The white russian is very potent but the LA looks amazing but tastes even better! a nutty taste which is so fresh and smooth.. top pic is the LA


----------



## Blueriverkush (Sep 3, 2014)

Big fan of the LA


----------



## Tim MacIntyre (Sep 5, 2014)

Blueriverkush said:


> Big fan of the LA


 hows the smoke of the l.a. confidential if never had the chance to grow or medicate with any?? im interested on how the grow/ yields are with this la strain??


----------



## Tim MacIntyre (Sep 5, 2014)

im growing / smoking a cpl diff strains. brainstorm haze:wich is a thai haze x stargazer, venice beach afgahn:wich is O.G Kush x White Widdow, and i got N.Y.C sour diesel:which is chemdawg x northernlights x skunk all are top notch and very tasty with a kick like a mule lol


----------



## chiefbootknocker (Sep 6, 2014)

Had some L.A. Woman several years ago. It was good.


----------



## Tim MacIntyre (Sep 6, 2014)

chiefbootknocker said:


> Had some L.A. Woman several years ago. It was good.
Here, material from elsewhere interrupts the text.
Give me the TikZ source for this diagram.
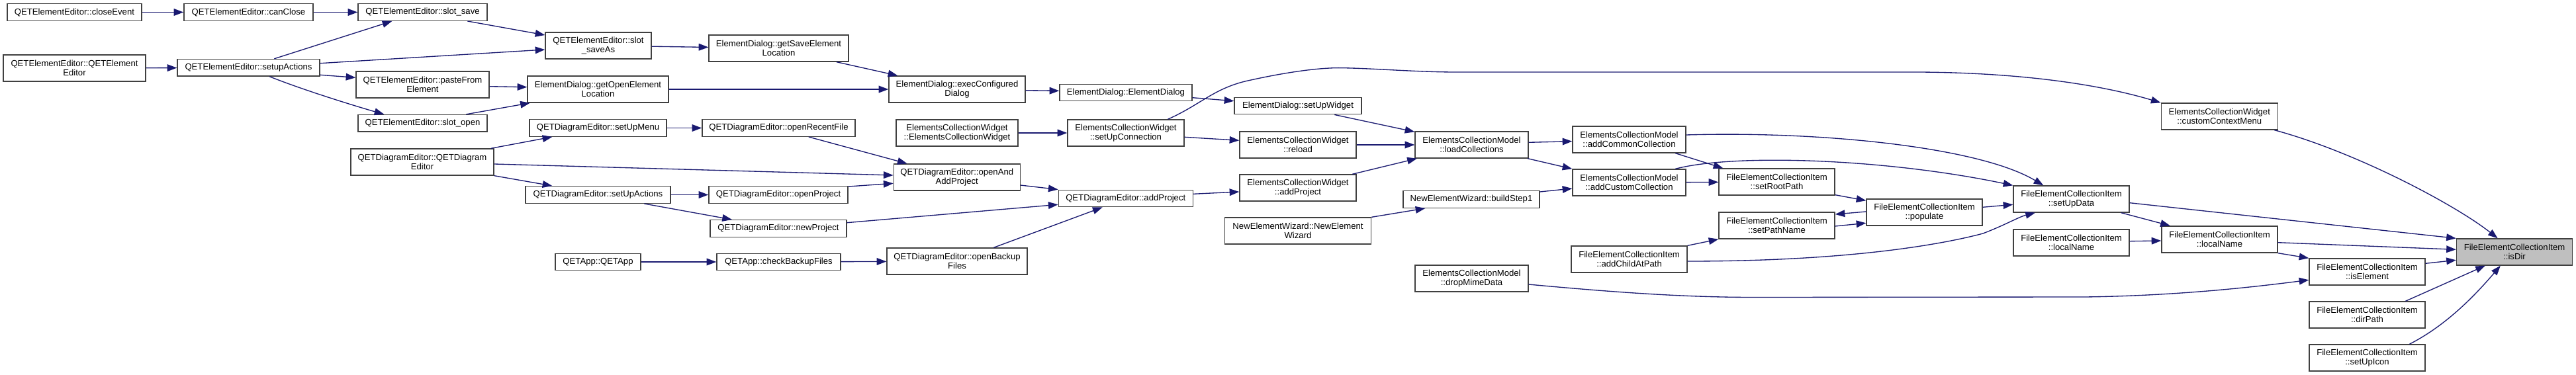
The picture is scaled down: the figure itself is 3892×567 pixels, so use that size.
\documentclass[tikz,border=0pt]{standalone}
\usepackage{fontspec}
\setmainfont{Liberation Sans}
\usepackage{xcolor}
\usepackage{tikz}
\usetikzlibrary{arrows.meta, calc}
\definecolor{edgeblue}{HTML}{191970}
\definecolor{boxgray}{HTML}{404040}
\definecolor{hilite}{HTML}{BFBFBF}

\begin{document}
\begin{tikzpicture}[x=0.75pt, y=-0.75pt,
  fn/.style={draw=boxgray, line width=1pt, fill=white, align=center, inner sep=0pt,
    font={\fontsize{9.85}{10.3}\selectfont}},
  one/.style={fn, minimum height=19.2pt},
  two/.style={fn, minimum height=30pt},
  bw/.style={minimum width=#1*0.75pt},
  call/.style={edgeblue, line width=1pt, -{Triangle[length=11pt, width=8pt]}}]
  \useasboundingbox (0,0) rectangle (3892,567);

  % QETElementEditor callers
  \node[one, bw=203] (eeClose) at (112.5,18.5) {QETElementEditor::closeEvent};
  \node[one, bw=195] (eeCanClose) at (375.5,18.5) {QETElementEditor::canClose};
  \node[one, bw=195] (eeSlotSave) at (638.5,18.5) {QETElementEditor::slot\_save};
  \node[two, bw=215] (eeCtor) at (112.5,103) {QETElementEditor::QETElement\\Editor};
  \node[one, bw=215] (eeSetup) at (375.5,102.3) {QETElementEditor::setupActions};
  \node[two, bw=201] (eePaste) at (638.5,128) {QETElementEditor::pasteFrom\\Element};
  \node[one, bw=195] (eeSlotOpen) at (638.5,186.3) {QETElementEditor::slot\_open};
  \node[two, bw=160] (eeSaveAs) at (904,69) {QETElementEditor::slot\\\_saveAs};

  % ElementDialog
  \node[two, bw=211] (edGetSave) at (1176.5,73) {ElementDialog::getSaveElement\\Location};
  \node[two, bw=213] (edGetOpen) at (903.5,135) {ElementDialog::getOpenElement\\Location};
  \node[two, bw=206] (edExec) at (1446,135) {ElementDialog::execConfigured\\Dialog};
  \node[one, bw=200] (edCtor) at (1701,140) {ElementDialog::ElementDialog};
  \node[one, bw=192] (edSetUp) at (1961,160) {ElementDialog::setUpWidget};

  % QETDiagramEditor and QETApp
  \node[two, bw=216] (deCtor) at (638,245) {QETDiagramEditor::QETDiagram\\Editor};
  \node[one, bw=207] (deMenu) at (903.5,193.5) {QETDiagramEditor::setUpMenu};
  \node[one, bw=231] (deRecent) at (1176.5,193.5) {QETDiagramEditor::openRecentFile};
  \node[one, bw=219] (deActions) at (903.5,294.5) {QETDiagramEditor::setUpActions};
  \node[one, bw=210] (deOpen) at (1176,294.5) {QETDiagramEditor::openProject};
  \node[one, bw=206] (deNew) at (1176,345.5) {QETDiagramEditor::newProject};
  \node[one, bw=129] (appCtor) at (903.5,396) {QETApp::QETApp};
  \node[one, bw=187] (appBackup) at (1176.5,396) {QETApp::checkBackupFiles};
  \node[two, bw=191] (deOpenAdd) at (1445.75,268) {QETDiagramEditor::openAnd\\AddProject};
  \node[two, bw=212] (deBackup) at (1446,395) {QETDiagramEditor::openBackup\\Files};
  \node[one, bw=203] (deAdd) at (1700.75,300) {QETDiagramEditor::addProject};

  % ElementsCollectionWidget, NewElementWizard
  \node[two, bw=184] (ecwCtor) at (1446,201) {ElementsCollectionWidget\\::ElementsCollectionWidget};
  \node[two, bw=176] (ecwConn) at (1701,201) {ElementsCollectionWidget\\::setUpConnection};
  \node[two, bw=176] (ecwReload) at (1961,219) {ElementsCollectionWidget\\::reload};
  \node[two, bw=176] (ecwAdd) at (1961,284) {ElementsCollectionWidget\\::addProject};
  \node[two, bw=221] (newCtor) at (1961,349) {NewElementWizard::NewElement\\Wizard};
  \node[one, bw=206] (newStep) at (2223,301.5) {NewElementWizard::buildStep1};
  \node[two, bw=176] (ecwMenu) at (3353.25,176) {ElementsCollectionWidget\\::customContextMenu};

  % ElementsCollectionModel
  \node[two, bw=171] (ecmLoad) at (2223.5,219) {ElementsCollectionModel\\::loadCollections};
  \node[two, bw=171] (ecmCommon) at (2461.5,211) {ElementsCollectionModel\\::addCommonCollection};
  \node[two, bw=171] (ecmCustom) at (2461.5,276) {ElementsCollectionModel\\::addCustomCollection};
  \node[two, bw=171] (ecmDrop) at (2223.5,421) {ElementsCollectionModel\\::dropMimeData};

  % FileElementCollectionItem
  \node[two, bw=175] (fecAddChild) at (2461.5,392) {FileElementCollectionItem\\::addChildAtPath};
  \node[two, bw=175] (fecRoot) at (2684.5,275) {FileElementCollectionItem\\::setRootPath};
  \node[two, bw=175] (fecPath) at (2684.5,341) {FileElementCollectionItem\\::setPathName};
  \node[two, bw=175] (fecPopulate) at (2907.5,321) {FileElementCollectionItem\\::populate};
  \node[two, bw=175] (fecData) at (3129.5,301) {FileElementCollectionItem\\::setUpData};
  \node[two, bw=175] (fecLocalA) at (3129.5,367) {FileElementCollectionItem\\::localName};
  \node[two, bw=175] (fecLocalB) at (3353.5,362) {FileElementCollectionItem\\::localName};
  \node[two, bw=175] (fecElement) at (3576.5,411) {FileElementCollectionItem\\::isElement};
  \node[two, bw=175] (fecDirPath) at (3576.5,476) {FileElementCollectionItem\\::dirPath};
  \node[two, bw=175] (fecIcon) at (3576.5,541) {FileElementCollectionItem\\::setUpIcon};
  \node[two, bw=175, fill=hilite] (fecIsDir) at (3799,381) {FileElementCollectionItem\\::isDir};

  % calls, element editor part
  \draw[call] (eeClose) -- (eeCanClose);
  \draw[call] (eeCanClose) -- (eeSlotSave);
  \draw[call] (eeCtor) -- (eeSetup);
  \draw[call] ($(eeSetup.north west)+(147,0)$) -- ($(eeSlotSave.south west)+(52,0)$);
  \draw[call] ($(eeSetup.east)+(0,-6.6)$) -- ($(eeSaveAs.west)+(0,6)$);
  \draw[call] ($(eeSlotSave.south west)+(166,0)$) -- ($(eeSaveAs.west)+(0,-16)$);
  \draw[call] ($(eeSetup.east)+(0,11)$) -- ($(eePaste.west)+(0,-10.7)$);
  \draw[call] ($(eeSetup.south west)+(140,0)$) .. controls +(55,22) and +(-35,-10) .. ($(eeSlotOpen.north west)+(40,0)$);
  \draw[call] (eeSaveAs) -- (edGetSave);
  \draw[call] ($(eePaste.east)+(0,2.7)$) -- ($(edGetOpen.west)+(0,-3.3)$);
  \draw[call] ($(eeSlotOpen.north west)+(164,0)$) -- ($(edGetOpen.south west)+(4.5,0)$);

  % calls, element dialog
  \draw[call] ($(edGetSave.south west)+(193.5,0)$) -- ($(edExec.north west)+(14,0)$);
  \draw[call] (edGetOpen) -- (edExec);
  \draw[call] ($(edExec.east)+(0,1.7)$) -- ($(edCtor.west)+(0,-2.7)$);
  \draw[call] ($(edCtor.east)+(0,7.7)$) -- ($(edSetUp.west)+(0,-7.3)$);

  % calls, diagram editor
  \draw[call] ($(deCtor.north west)+(212.6,0)$) -- ($(deMenu.south west)+(35,0)$);
  \draw[call] ($(deCtor.east)+(0,3)$) -- ($(deOpenAdd.west)+(0,-3)$);
  \draw[call] (deCtor.south east) -- ($(deActions.north west)+(41,0)$);
  \draw[call] (deMenu) -- (deRecent);
  \draw[call] ($(deRecent.south west)+(161.4,0)$) -- ($(deOpenAdd.north west)+(21,0)$);
  \draw[call] (deActions) -- (deOpen);
  \draw[call] ($(deActions.south west)+(180,0)$) -- ($(deNew.north west)+(33.6,0)$);
  \draw[call] ($(deOpen.north east)+(0,1)$) -- ($(deOpenAdd.west)+(0,9.3)$);
  \draw[call] ($(deNew.east)+(0,-8.8)$) -- ($(deAdd.west)+(0,9.3)$);
  \draw[call] (appCtor) -- (appBackup);
  \draw[call] (appBackup) -- (deBackup);
  \draw[call] ($(deBackup.north west)+(162,0)$) -- ($(deAdd.south west)+(67,0)$);
  \draw[call] ($(deOpenAdd.east)+(0,12)$) -- (deAdd.north west);
  \draw[call] ($(deAdd.east)+(0,-6.7)$) -- ($(ecwAdd.west)+(0,6)$);

  % calls, collection widget
  \draw[call] (ecwCtor) -- (ecwConn);
  \draw[call] ($(ecwConn.east)+(0,6.3)$) -- ($(ecwReload.west)+(0,-6.7)$);
  \draw[call] ($(ecwConn.north west)+(152,0)$) .. controls (1815,158) and (1835,132) .. (1890,121)
    .. controls (1935,111) and (1990,102) .. (2026,102.7)
    .. controls (2070,103) and (2140,109) .. (2200,109) -- (2900,109)
    .. controls (3050,110) and (3170,127) .. (ecwMenu.north west);
  \draw[call] ($(edSetUp.south west)+(152,0)$) -- ($(ecmLoad.north west)+(0,1)$);
  \draw[call] (ecwReload) -- (ecmLoad);
  \draw[call] ($(ecwAdd.north east)+(-6.4,0)$) -- ($(ecmLoad.south west)+(3.5,0)$);
  \draw[call] (newCtor.north east) -- ($(newStep.south west)+(34,0)$);

  % calls, collection model
  \draw[call] ($(ecmLoad.east)+(0,-3.7)$) -- ($(ecmCommon.west)+(0,2.7)$);
  \draw[call] ($(ecmLoad.south east)+(-1.6,0)$) -- (ecmCustom.north west);
  \draw[call] ($(newStep.east)+(0,-11.5)$) -- ($(ecmCustom.west)+(0,9)$);
  \draw[call] ($(ecmCommon.east)+(0,-7)$) .. controls (2750,198) and (2990,222) .. ($(fecData.north west)+(46,0)$);
  \draw[call] ($(ecmCommon.south east)+(-16.4,0)$) -- ($(fecRoot.north west)+(7,0)$);
  \draw[call] ($(ecmCustom.north east)+(-16.4,0)$) .. controls (2620,232) and (2850,240) .. (fecData.north west);
  \draw[call] (ecmCustom) -- (fecRoot);
  \draw[call] ($(ecmDrop.east)+(0,9)$) .. controls (2450,443) and (2550,449.5) .. (2650,449.5) -- (3150,449)
    .. controls (3300,447) and (3420,432) .. ($(fecElement.west)+(0,12.3)$);

  % calls, file collection item
  \draw[call] (fecAddChild.north east) -- (fecPath.south west);
  \draw[call] ($(fecAddChild.east)+(0,3)$) .. controls (2800,395) and (2940,368) .. (2996,353)
    .. controls (3030,340) and (3050,328) .. ($(fecData.south west)+(33.6,0)$);
  \draw[call] ($(fecRoot.south east)+(0,-1)$) -- ($(fecPopulate.west)+(0,-17.7)$);
  \draw[call] ($(fecPopulate.west)+(0,-1)$) -- ($(fecPath.east)+(0,-17)$);
  \draw[call] ($(fecPath.east)+(0,1)$) -- ($(fecPopulate.west)+(0,16.3)$);
  \draw[call] ($(fecPopulate.east)+(0,-7.7)$) -- ($(fecData.west)+(0,8.3)$);
  \draw[call] ($(fecData.east)+(0,5.7)$) -- (fecIsDir.north west);
  \draw[call] ($(fecData.south east)+(-13,0)$) -- ($(fecLocalB.north west)+(13.5,0)$);
  \draw[call] ($(fecLocalA.east)+(0,-2.3)$) -- ($(fecLocalB.west)+(0,2)$);
  \draw[call] ($(ecwMenu.south east)+(-5.6,0)$) .. controls (3560,230) and (3710,310) .. ($(fecIsDir.north west)+(62.8,0)$);
  \draw[call] ($(fecLocalB.east)+(0,4.7)$) -- ($(fecIsDir.west)+(0,-3.7)$);
  \draw[call] (fecLocalB.south east) -- (fecElement.north west);
  \draw[call] ($(fecElement.east)+(0,-12.7)$) -- ($(fecIsDir.west)+(0,12.3)$);
  \draw[call] ($(fecDirPath.north west)+(146,0)$) -- ($(fecIsDir.south west)+(44,0)$);
  \draw[call] ($(fecIcon.north west)+(152,0)$) .. controls (3700,490) and (3745,440) .. ($(fecIsDir.south west)+(67,0)$);
\end{tikzpicture}
\end{document}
What's the highlights of the strain? Smell,taste etc..... Never had it before


----------



## Tim MacIntyre (Sep 6, 2014)

Dexster said:


> The white russian is very potent but the LA looks amazing but tastes even better! a nutty taste which is so fresh and smooth.. top pic is the LA


Looks good


----------



## chiefbootknocker (Sep 6, 2014)

Man I'm sorry I don't remember. It was like 5yrs ago. I got a free seed of it with an order., but for it to be a strain that sticks in my head as being good then (I guess) it says something. Others from DNA I liked too were Sour Cream, and Lemon Skunk. Some from DNA that didn't do so well for me were Sharks Breath and RockLok. There was a time were my seed bank was constantly giving DNA as freebies


----------



## Ishrahnai (Sep 6, 2014)

I love White Russian because it reminds me of old school smoking. It's a bit like listening to a really groovy piece of music from back in the day.......aah nostalgia! Current favourites, blue og, 818 headband and Dairy Queen mmmmmmm baby those bitches got some flavour.


----------



## straingrades (Sep 19, 2014)

If you like LA Confidential Cannadential is really good. 

And Recon Kush is amazing which also has Cannadential in it.

I'm not a big LA Confidential fan but I like those two.


----------